Descrizione: Formaggio a pasta semicotta, prodotto con latte di pecora intero nell’entroterra savonese e ligure. È presente nelle versioni fresco da tavola, di sapore dal dolce all’amarognolo leggero (stagionatura da quindici a sessanta giorni), e stagionato, ideale per il Pesto alla genovese (PAT) e il marò (stagionatura da trenta giorni a un anno). Dopo la coagulazione della cagliata, si procede alla rottura del coagulo con l’apposito attrezzo, sino a ridurre i grumi della grandezza di una nocciola per il tipo fresco e dolce e di un chicco di riso per quello stagionato.
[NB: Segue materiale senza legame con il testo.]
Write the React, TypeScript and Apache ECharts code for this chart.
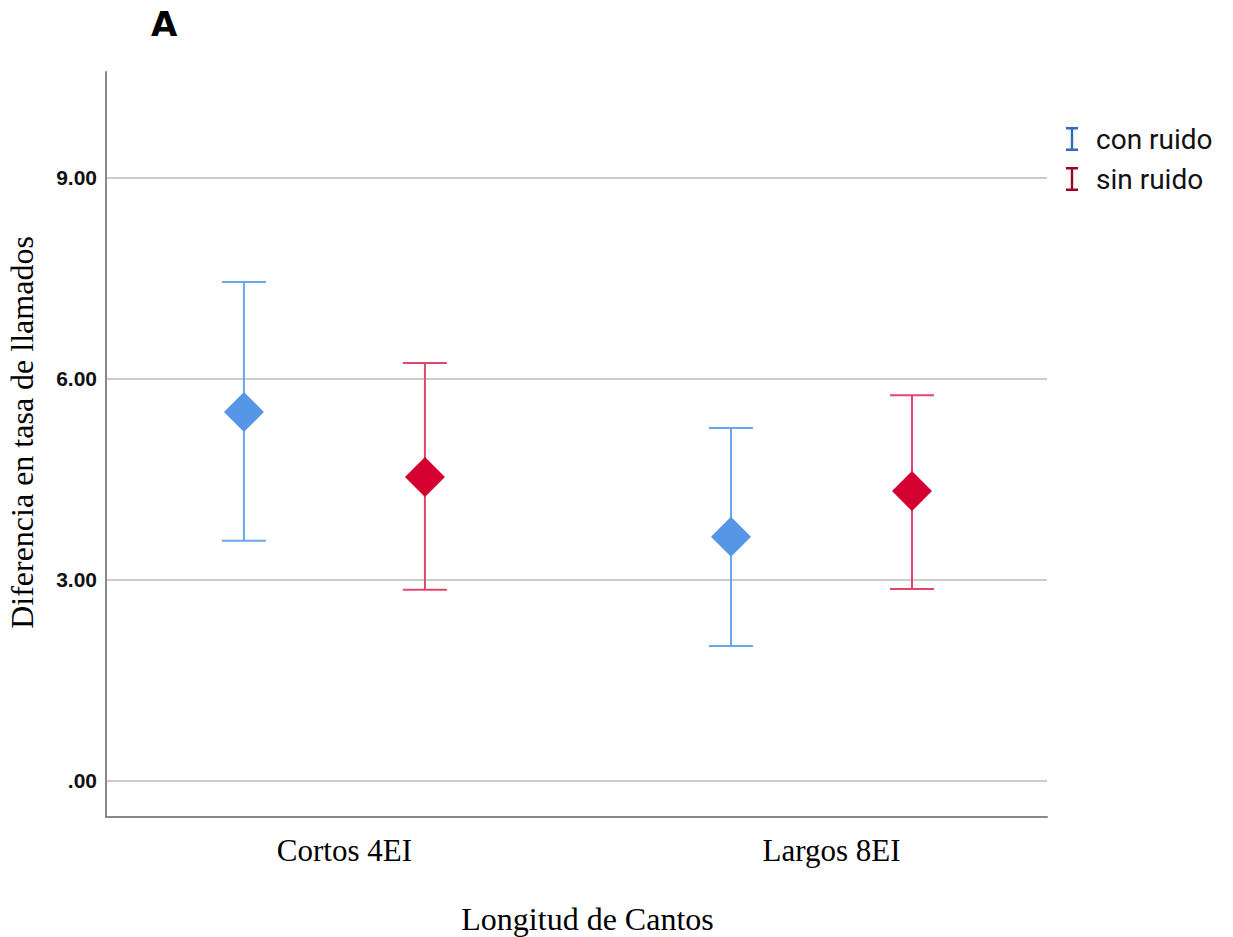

La salatura è a secco su entrambe le facce, rivoltando il formaggio giornalmente, finché non si sia asciugato, o in salamoia, immergendolo in una soluzione salina dalle quindici alle ventiquattro ore.

 

Piatto: CONIGLIO ALLA LIGURE (PAT)

Descrizione: Piatto da sempre molto popolare nella zona del Ponente ligure, in particolare nelle province di Imperia e Savona da dove provengono gli ingredienti tipici di questa pietanza. Il coniglio tagliato, salato, pepato e infarinato viene messo a rosolare nell’olio insieme a un trito di cipolla e sedano, alloro, rosmarino e salvia. Si bagna con vino rosso Ormeasco o Rossese di Dolceacqua, si fa evaporare e si porta a cottura a fuoco moderato, versando di tanto in tanto un cucchiaio di brodo. Verso la fine si aggiungono delle olive taggiasche in salamoia e, pochi minuti prima di togliere dal fuoco, il fegato del coniglio battuto nel mortaio con gherigli di noce o pinoli.